Monday, February 20, 2012

Arrowsmith

by Sinclair Lewis
1925

The titular main character, Martin Arrowsmith, attends medical school and becomes a doctor, then struggles to plot the correct course for his career: dedication to slow pure scientific research in the name of progress, or the quest for the money and rewards that hasty mock trials and early publication bring?  The life of the dedicated scientist, or the society man?  Arrowsmith’s  heroes are Gottlieb, a scientist who disdains the “Men of Measured Merriment,” as he calls those who pursue knowledge for practical purposes, and Sondelius, a hygienist who travels the globe fighting plague.  But after he marries, Martin is torn between providing the life he wants for his steadfast, loving wife and burying himself in crucial but unglamorous research.
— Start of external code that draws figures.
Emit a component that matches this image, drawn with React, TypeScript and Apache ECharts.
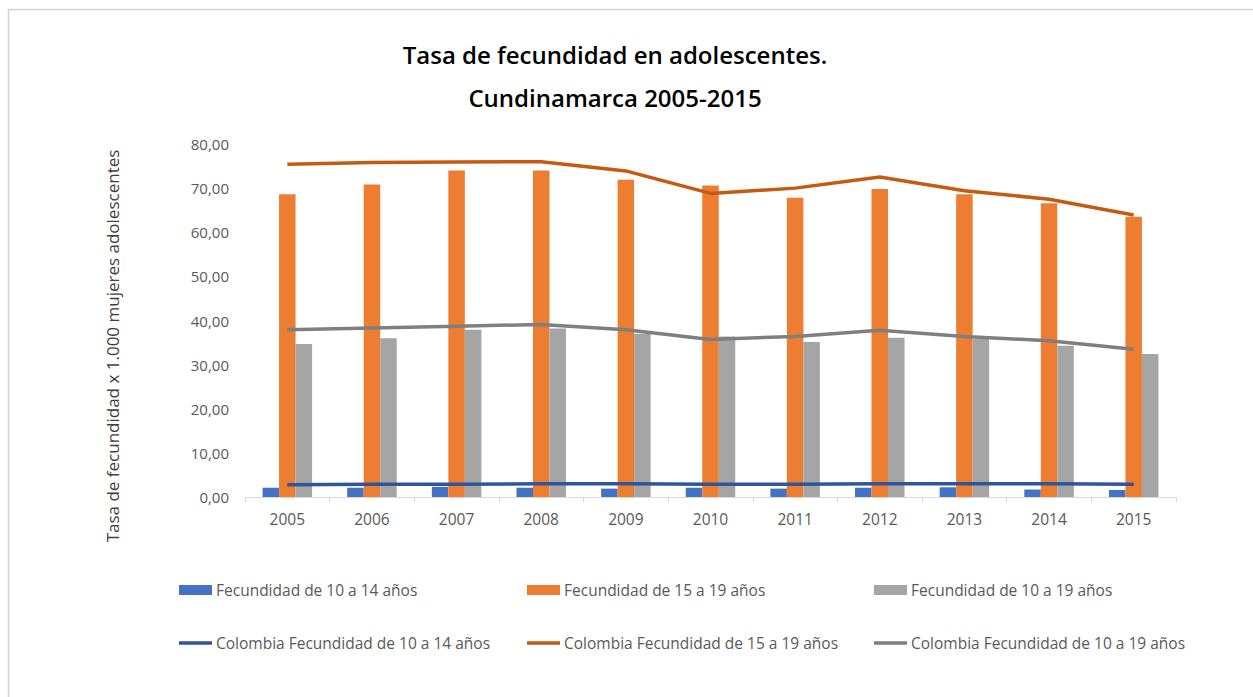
import React, { useEffect, useRef } from "react";
import * as echarts from "echarts";

const years = ["2005", "2006", "2007", "2008", "2009", "2010", "2011", "2012", "2013", "2014", "2015"];
const fec1014 = [2.1, 2.1, 2.3, 2.1, 1.9, 2.1, 1.9, 2.1, 2.2, 1.7, 1.6];
const fec1519 = [68.6, 70.8, 74.0, 74.0, 71.9, 70.6, 67.8, 69.8, 68.6, 66.6, 63.5];
const fec1019 = [34.7, 36.0, 37.9, 38.2, 37.0, 36.4, 35.1, 36.1, 35.8, 34.3, 32.4];
const col1014 = [2.8, 2.9, 2.9, 3.0, 3.0, 2.9, 2.9, 3.0, 3.0, 3.0, 2.9];
const col1519 = [75.4, 75.8, 75.9, 76.0, 73.9, 68.8, 70.0, 72.5, 69.4, 67.5, 63.9];
const col1019 = [37.9, 38.3, 38.7, 39.1, 37.9, 35.7, 36.4, 37.8, 36.4, 35.4, 33.5];

const names = [
  "Fecundidad de 10 a 14 años",
  "Fecundidad de 15 a 19 años",
  "Fecundidad de 10 a 19 años",
  "Colombia Fecundidad de 10 a 14 años",
  "Colombia Fecundidad de 15 a 19 años",
  "Colombia Fecundidad de 10 a 19 años",
];
const colors = ["#4472C4", "#ED7D31", "#A5A5A5", "#2F5597", "#C55A11", "#7F7F7F"];
const titleLines = ["Tasa de fecundidad en adolescentes.", "Cundinamarca 2005-2015"];
const yAxisName = "Tasa de fecundidad x 1.000 mujeres adolescentes";

const FONT = "'Open Sans', 'Noto Sans', sans-serif";

export default function App() {
  const ref = useRef<HTMLDivElement>(null);
  useEffect(() => {
    if (!ref.current) return;
    const chart = echarts.init(ref.current, undefined, { renderer: "svg" });
    const legendLefts = [179, 527, 874];
    const legendTops = [582, 635];
    const legends = names.map((n, i) => ({
      data: [n],
      left: legendLefts[i % 3],
      top: legendTops[Math.floor(i / 3)],
      padding: 0,
      icon: "rect",
      itemWidth: 33,
      itemHeight: i < 3 ? 10 : 3.5,
      itemGap: 0,
      textStyle: { fontFamily: FONT, fontSize: 15.5, color: "#595959", padding: [0, 0, 0, -1] },
      selectedMode: false,
    }));
    const barData = [fec1014, fec1519, fec1019];
    const lineData = [col1014, col1519, col1019];
    const series: any[] = [];
    barData.forEach((d, i) => {
      series.push({
        name: names[i],
        type: "bar",
        data: d,
        barWidth: 16.5,
        barGap: "0%",
        itemStyle: { color: colors[i] },
        z: 2,
      });
    });
    lineData.forEach((d, i) => {
      series.push({
        name: names[i + 3],
        type: "line",
        data: d,
        symbol: "none",
        lineStyle: { color: colors[i + 3], width: 3.5 },
        itemStyle: { color: colors[i + 3] },
        z: 3,
      });
    });
    chart.setOption({
      animation: false,
      color: colors,
      grid: { left: 245, right: 77, top: 144, bottom: 200 },
      legend: legends,
      xAxis: {
        type: "category",
        data: years,
        boundaryGap: true,
        axisLine: { lineStyle: { color: "#d9d9d9", width: 1 } },
        axisTick: { show: true, length: 5, lineStyle: { color: "#d9d9d9" } },
        axisLabel: { fontFamily: FONT, fontSize: 15.5, color: "#595959", margin: 14 },
        splitLine: { show: false },
      },
      yAxis: {
        type: "value",
        min: 0,
        max: 80,
        interval: 10,
        axisLine: { show: false },
        axisTick: { show: false },
        splitLine: { show: false },
        axisLabel: {
          fontFamily: FONT,
          fontSize: 15,
          color: "#595959",
          margin: 16,
          formatter: (v: number) => v.toFixed(2).replace(".", ","),
        },
      },
      graphic: [
        {
          type: "rect",
          shape: { x: 8.5, y: 9.5, width: 1400, height: 900 },
          style: { fill: "none", stroke: "#d4d4d4", lineWidth: 1.5 },
          silent: true,
        },
        {
          type: "text",
          x: 615,
          y: 54,
          style: {
            text: titleLines[0],
            fontFamily: FONT,
            fontSize: 24,
            fontWeight: 600,
            fill: "#000",
            textAlign: "center",
            textVerticalAlign: "middle",
          },
        },
        {
          type: "text",
          x: 615,
          y: 97,
          style: {
            text: titleLines[1],
            fontFamily: FONT,
            fontSize: 24,
            fontWeight: 600,
            fill: "#000",
            textAlign: "center",
            textVerticalAlign: "middle",
          },
        },
        {
          type: "text",
          x: 112,
          y: 346,
          rotation: Math.PI / 2,
          style: {
            text: yAxisName,
            fontFamily: FONT,
            fontSize: 17,
            fill: "#404040",
            textAlign: "center",
            textVerticalAlign: "middle",
          },
        },
      ],
      series,
    });
    return () => chart.dispose();
  }, []);
  return (
    <div
      ref={ref}
      style={{ position: "fixed", left: 0, top: 0, width: 1253, height: 697, background: "#fff" }}
    />
  );
}
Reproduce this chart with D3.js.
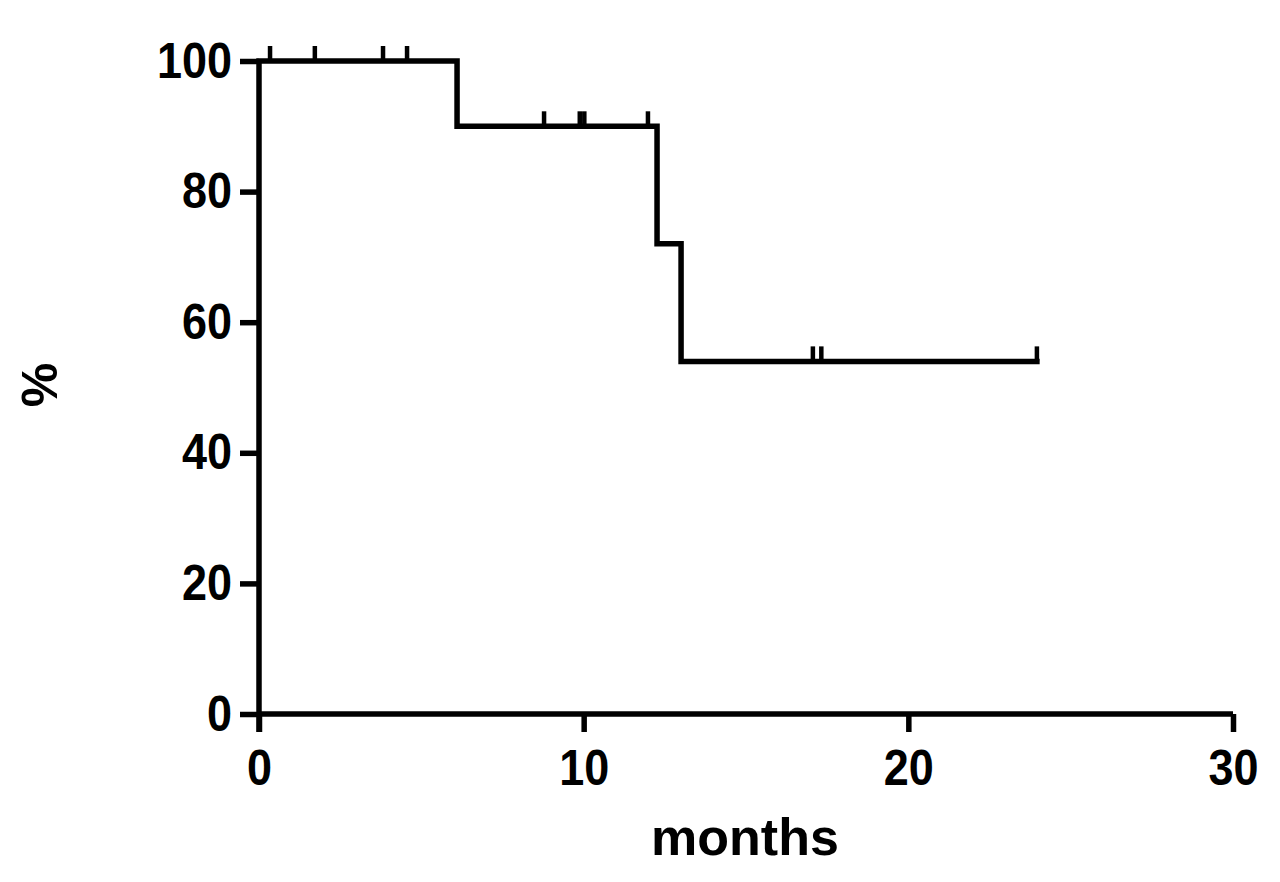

Winner of the Pulitzer Prize (though Lewis declined it due to the wording of the prize, which states it goes to the novel which “shall best present the wholesome atmosphere of American life,” which he said meant nothing whatsoever), this is an exciting and readable novel.  Populated with characters who represent the various directions a med student can go: the joker turned dropout, the supercilious ascetic surgeon, the patronizing missionary, the pharmaceutical agent, the dedicated pathologist, the PR-perfect Head of the Department who understands nothing of the nature of the work does in his department,  and so on.  Though they do seem to represent distinct types, they are fully drawn characters who help shape Martin’s own fate as he moves from small-town neophyte to cog in a hospital machine to something of a celebrity.  In addition, Lewis lampoons high and low society of the time, from Martin’s close-minded in-laws to the clueless Smart Set he later finds himself allied with.  Through the drama of Martin’s growth as a free man and a doctor, Lewis provides plenty of satire and wit, with sharp phrases such as “he had learned plenty of new things about which to be dull” and “fatly, behind cigars, they accepted their kinghood.”  It’s a witty, compelling story of a man gaining the strength to find himself among all the external pressures of the world.